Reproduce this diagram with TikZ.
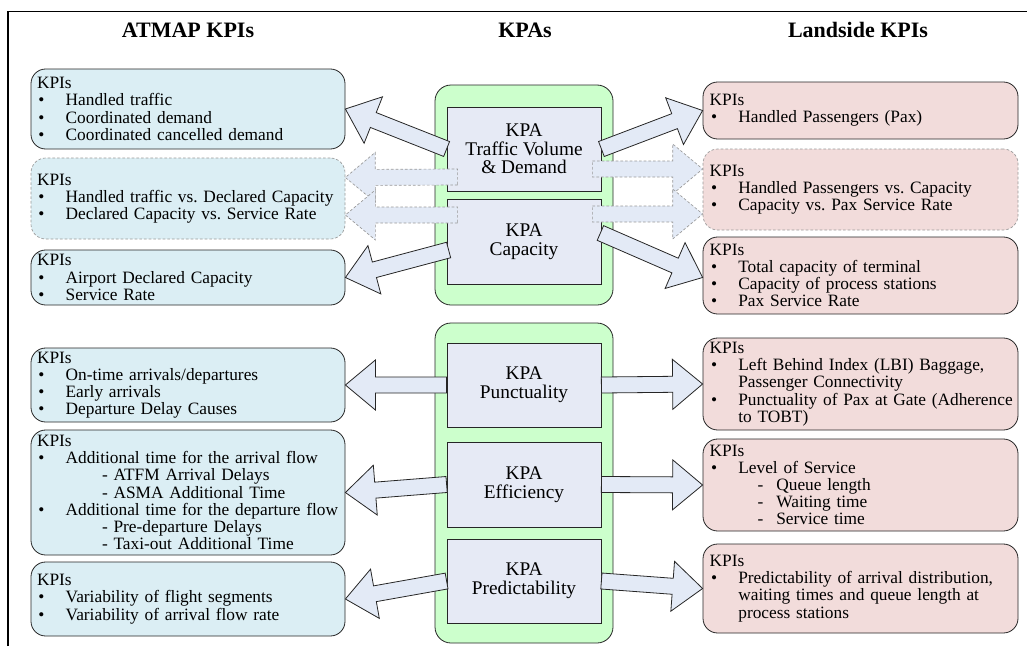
\documentclass[tikz,border=0pt]{standalone}
\usepackage{fontspec}
\setmainfont{Liberation Serif}
\usetikzlibrary{positioning, calc}

\definecolor{atmapfill}{HTML}{DBEEF4}
\definecolor{landfill}{HTML}{F2DCDB}
\definecolor{kpagreen}{HTML}{CCFFCC}
\definecolor{kpafill}{HTML}{E6EAF5}
\definecolor{arrowfill}{HTML}{E3EAF6}

\tikzset{
  kpibox/.style={draw=black!85, rounded corners=11pt, line width=0.6pt, align=left, inner ysep=1pt, font=\fontsize{13}{12.9}\selectfont},
  atmap/.style={kpibox, fill=atmapfill, text width=226.5pt, inner xsep=4.5pt},
  landside/.style={kpibox, fill=landfill, text width=226.25pt, inner xsep=5pt},
  soft/.style={draw=black!40, dash pattern=on 2pt off 1.5pt, line width=0.5pt},
  kpagroup/.style={draw=black!85, fill=kpagreen, rounded corners=12pt, minimum width=133.5pt, line width=0.6pt},
  kpa/.style={draw=black!85, fill=kpafill, minimum width=115.5pt, line width=0.6pt, align=center, font=\fontsize{14.5}{14}\selectfont},
  bigarrow/.style={draw=black!85, fill=arrowfill, line width=0.6pt, line join=miter},
  header/.style={font=\fontsize{16.5}{18}\selectfont\bfseries}
}

% bullet, continuation and sub item
\newcommand{\kb}{\makebox[21.5pt][l]{\hspace{1pt}\textbullet}}
\newcommand{\kc}{\hspace*{21.5pt}}
\newcommand{\ks}{\hspace*{36pt}\makebox[14pt][l]{-}}

% block arrow from tail to tip
\newcommand{\kpiarrow}[3][]{%
  \filldraw[bigarrow,#1] let \p1=(#2), \p2=(#3), \p3=($(\p2)!22.5pt!(\p1)$) in
    ($(\p1)!6pt!90:(\p2)$) -- ($(\p3)!6pt!90:(\p2)$) -- ($(\p3)!18.75pt!90:(\p2)$) -- (\p2)
    -- ($(\p3)!18.75pt!-90:(\p2)$) -- ($(\p3)!6pt!-90:(\p2)$) -- ($(\p1)!6pt!-90:(\p2)$) -- cycle;}

\begin{document}
\frenchspacing
\begin{tikzpicture}[x=0.75pt, y=-0.75pt]
    \useasboundingbox (0,0) rectangle (1027,646);
    \draw[line width=0.8pt] (8,646) -- (8,11.5) -- (1027,11.5);

    \node[header] (hatmap) at (188,30) {ATMAP KPIs};
    \node[header] (hkpa) at (525,30) {KPAs};
    \node[header] (hland) at (858,30) {Landside KPIs};

    % ATMAP side
    \node[atmap, minimum height=60pt] (l1) at (188,109) {KPIs\\\kb Handled traffic\\\kb Coordinated demand\\\kb Coordinated cancelled demand};
    \node[atmap, soft, minimum height=60.75pt] (l2) at (188,198.5) {KPIs\\\kb Handled traffic vs. Declared Capacity\\\kb Declared Capacity vs. Service Rate};
    \node[atmap, minimum height=41.25pt] (l3) at (188,277.5) {KPIs\\\kb Airport Declared Capacity\\\kb Service Rate};
    \node[atmap, minimum height=55.5pt] (l4) at (188,385) {KPIs\\\kb On-time arrivals/departures\\\kb Early arrivals\\\kb Departure Delay Causes};
    \node[atmap, minimum height=93.75pt] (l5) at (188,492.5) {KPIs\\\kb Additional time for the arrival flow\\\hspace*{48.75pt}- ATFM Arrival Delays\\\hspace*{48.75pt}- ASMA Additional Time\\\kb \mbox{Additional time for the departure flow}\\\hspace*{48.75pt}- Pre-departure Delays\\\hspace*{48.75pt}- Taxi-out Additional Time};
    \node[atmap, minimum height=55.5pt] (l6) at (188,599) {KPIs\\\kb Variability of flight segments\\\kb Variability of arrival flow rate};

    % Landside
    \node[landside, minimum height=42.75pt] (r1) at (860.5,110.5) {KPIs\\\kb Handled Passengers (Pax)};
    \node[landside, soft, minimum height=60.75pt] (r2) at (860.5,189.5) {KPIs\\\kb Handled Passengers vs. Capacity\\\kb Capacity vs. Pax Service Rate};
    \node[landside, minimum height=57.75pt] (r3) at (860.5,275.5) {KPIs\\\kb Total capacity of terminal\\\kb Capacity of process stations\\\kb Pax Service Rate};
    \node[landside, minimum height=69pt] (r4) at (860.5,384) {KPIs\\\kb Left Behind Index (LBI) Baggage,\\\kc Passenger Connectivity\\\kb \mbox{Punctuality of Pax at Gate (Adherence}\\\kc to TOBT)};
    \node[landside, minimum height=69pt] (r5) at (860.5,485) {KPIs\\\kb Level of Service\\\ks Queue length\\\ks Waiting time\\\ks Service time};
    \node[landside, minimum height=66.75pt] (r6) at (860.5,588.5) {KPIs\\\kb \mbox{Predictability of arrival distribution,}\\\kc waiting times and queue length at\\\kc process stations};

    % KPAs
    \node[kpagroup, minimum height=165pt] (g1) at (524,195) {};
    \node[kpagroup, minimum height=240pt] (g2) at (524,483) {};
    \node[kpa, minimum height=63pt] (k1) at (524,149) {KPA\\Traffic Volume\\\& Demand};
    \node[kpa, minimum height=63.75pt] (k2) at (524,241.5) {KPA\\Capacity};
    \node[kpa, minimum height=63pt] (k3) at (524,385) {KPA\\Punctuality};
    \node[kpa, minimum height=63.75pt] (k4) at (524,484.5) {KPA\\Efficiency};
    \node[kpa, minimum height=63pt] (k5) at (524,581) {KPA\\Predictability};

    \kpiarrow{k1.west}{l1.east}
    \kpiarrow[soft]{$(k1.west)+(11,28)$}{$(l2.east)+(0,-21)$}
    \kpiarrow[soft]{$(k2.west)+(11,-26.5)$}{$(l2.east)+(0,16.5)$}
    \kpiarrow{$(k2.west)+(2,8.5)$}{l3.east}
    \kpiarrow{k1.east}{r1.west}
    \kpiarrow[soft]{$(k1.east)+(-9,20)$}{$(r2.west)+(0,-20.5)$}
    \kpiarrow[soft]{$(k2.east)+(-9,-27.5)$}{$(r2.west)+(0,24.5)$}
    \kpiarrow{$(k2.east)+(-1,-8.5)$}{$(r3.west)+(0,2)$}
    \kpiarrow{k3.west}{l4.east}
    \kpiarrow{k4.west}{l5.east}
    \kpiarrow{k5.west}{l6.east}
    \kpiarrow{k3.east}{r4.west}
    \kpiarrow{k4.east}{r5.west}
    \kpiarrow{k5.east}{r6.west}
\end{tikzpicture}
\end{document}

[Written task]: Reproduce all of the data exactly; the pictures do not belong in the copy.

[Solution to this exercise]:
Reproduce this diagram with TikZ.
\documentclass[tikz,border=0pt]{standalone}
\usepackage{fontspec}
\setmainfont{Liberation Serif}
\usetikzlibrary{positioning, calc}

\definecolor{atmapfill}{HTML}{DBEEF4}
\definecolor{landfill}{HTML}{F2DCDB}
\definecolor{kpagreen}{HTML}{CCFFCC}
\definecolor{kpafill}{HTML}{E6EAF5}
\definecolor{arrowfill}{HTML}{E3EAF6}

\tikzset{
  kpibox/.style={draw=black!85, rounded corners=11pt, line width=0.6pt, align=left, inner ysep=1pt, font=\fontsize{13}{12.9}\selectfont},
  atmap/.style={kpibox, fill=atmapfill, text width=226.5pt, inner xsep=4.5pt},
  landside/.style={kpibox, fill=landfill, text width=226.25pt, inner xsep=5pt},
  soft/.style={draw=black!40, dash pattern=on 2pt off 1.5pt, line width=0.5pt},
  kpagroup/.style={draw=black!85, fill=kpagreen, rounded corners=12pt, minimum width=133.5pt, line width=0.6pt},
  kpa/.style={draw=black!85, fill=kpafill, minimum width=115.5pt, line width=0.6pt, align=center, font=\fontsize{14.5}{14}\selectfont},
  bigarrow/.style={draw=black!85, fill=arrowfill, line width=0.6pt, line join=miter},
  header/.style={font=\fontsize{16.5}{18}\selectfont\bfseries}
}

% bullet, continuation and sub item
\newcommand{\kb}{\makebox[21.5pt][l]{\hspace{1pt}\textbullet}}
\newcommand{\kc}{\hspace*{21.5pt}}
\newcommand{\ks}{\hspace*{36pt}\makebox[14pt][l]{-}}

% block arrow from tail to tip
\newcommand{\kpiarrow}[3][]{%
  \filldraw[bigarrow,#1] let \p1=(#2), \p2=(#3), \p3=($(\p2)!22.5pt!(\p1)$) in
    ($(\p1)!6pt!90:(\p2)$) -- ($(\p3)!6pt!90:(\p2)$) -- ($(\p3)!18.75pt!90:(\p2)$) -- (\p2)
    -- ($(\p3)!18.75pt!-90:(\p2)$) -- ($(\p3)!6pt!-90:(\p2)$) -- ($(\p1)!6pt!-90:(\p2)$) -- cycle;}

\begin{document}
\frenchspacing
\begin{tikzpicture}[x=0.75pt, y=-0.75pt]
    \useasboundingbox (0,0) rectangle (1027,646);
    \draw[line width=0.8pt] (8,646) -- (8,11.5) -- (1027,11.5);

    \node[header] (hatmap) at (188,30) {ATMAP KPIs};
    \node[header] (hkpa) at (525,30) {KPAs};
    \node[header] (hland) at (858,30) {Landside KPIs};

    % ATMAP side
    \node[atmap, minimum height=60pt] (l1) at (188,109) {KPIs\\\kb Handled traffic\\\kb Coordinated demand\\\kb Coordinated cancelled demand};
    \node[atmap, soft, minimum height=60.75pt] (l2) at (188,198.5) {KPIs\\\kb Handled traffic vs. Declared Capacity\\\kb Declared Capacity vs. Service Rate};
    \node[atmap, minimum height=41.25pt] (l3) at (188,277.5) {KPIs\\\kb Airport Declared Capacity\\\kb Service Rate};
    \node[atmap, minimum height=55.5pt] (l4) at (188,385) {KPIs\\\kb On-time arrivals/departures\\\kb Early arrivals\\\kb Departure Delay Causes};
    \node[atmap, minimum height=93.75pt] (l5) at (188,492.5) {KPIs\\\kb Additional time for the arrival flow\\\hspace*{48.75pt}- ATFM Arrival Delays\\\hspace*{48.75pt}- ASMA Additional Time\\\kb \mbox{Additional time for the departure flow}\\\hspace*{48.75pt}- Pre-departure Delays\\\hspace*{48.75pt}- Taxi-out Additional Time};
    \node[atmap, minimum height=55.5pt] (l6) at (188,599) {KPIs\\\kb Variability of flight segments\\\kb Variability of arrival flow rate};

    % Landside
    \node[landside, minimum height=42.75pt] (r1) at (860.5,110.5) {KPIs\\\kb Handled Passengers (Pax)};
    \node[landside, soft, minimum height=60.75pt] (r2) at (860.5,189.5) {KPIs\\\kb Handled Passengers vs. Capacity\\\kb Capacity vs. Pax Service Rate};
    \node[landside, minimum height=57.75pt] (r3) at (860.5,275.5) {KPIs\\\kb Total capacity of terminal\\\kb Capacity of process stations\\\kb Pax Service Rate};
    \node[landside, minimum height=69pt] (r4) at (860.5,384) {KPIs\\\kb Left Behind Index (LBI) Baggage,\\\kc Passenger Connectivity\\\kb \mbox{Punctuality of Pax at Gate (Adherence}\\\kc to TOBT)};
    \node[landside, minimum height=69pt] (r5) at (860.5,485) {KPIs\\\kb Level of Service\\\ks Queue length\\\ks Waiting time\\\ks Service time};
    \node[landside, minimum height=66.75pt] (r6) at (860.5,588.5) {KPIs\\\kb \mbox{Predictability of arrival distribution,}\\\kc waiting times and queue length at\\\kc process stations};

    % KPAs
    \node[kpagroup, minimum height=165pt] (g1) at (524,195) {};
    \node[kpagroup, minimum height=240pt] (g2) at (524,483) {};
    \node[kpa, minimum height=63pt] (k1) at (524,149) {KPA\\Traffic Volume\\\& Demand};
    \node[kpa, minimum height=63.75pt] (k2) at (524,241.5) {KPA\\Capacity};
    \node[kpa, minimum height=63pt] (k3) at (524,385) {KPA\\Punctuality};
    \node[kpa, minimum height=63.75pt] (k4) at (524,484.5) {KPA\\Efficiency};
    \node[kpa, minimum height=63pt] (k5) at (524,581) {KPA\\Predictability};

    \kpiarrow{k1.west}{l1.east}
    \kpiarrow[soft]{$(k1.west)+(11,28)$}{$(l2.east)+(0,-21)$}
    \kpiarrow[soft]{$(k2.west)+(11,-26.5)$}{$(l2.east)+(0,16.5)$}
    \kpiarrow{$(k2.west)+(2,8.5)$}{l3.east}
    \kpiarrow{k1.east}{r1.west}
    \kpiarrow[soft]{$(k1.east)+(-9,20)$}{$(r2.west)+(0,-20.5)$}
    \kpiarrow[soft]{$(k2.east)+(-9,-27.5)$}{$(r2.west)+(0,24.5)$}
    \kpiarrow{$(k2.east)+(-1,-8.5)$}{$(r3.west)+(0,2)$}
    \kpiarrow{k3.west}{l4.east}
    \kpiarrow{k4.west}{l5.east}
    \kpiarrow{k5.west}{l6.east}
    \kpiarrow{k3.east}{r4.west}
    \kpiarrow{k4.east}{r5.west}
    \kpiarrow{k5.east}{r6.west}
\end{tikzpicture}
\end{document}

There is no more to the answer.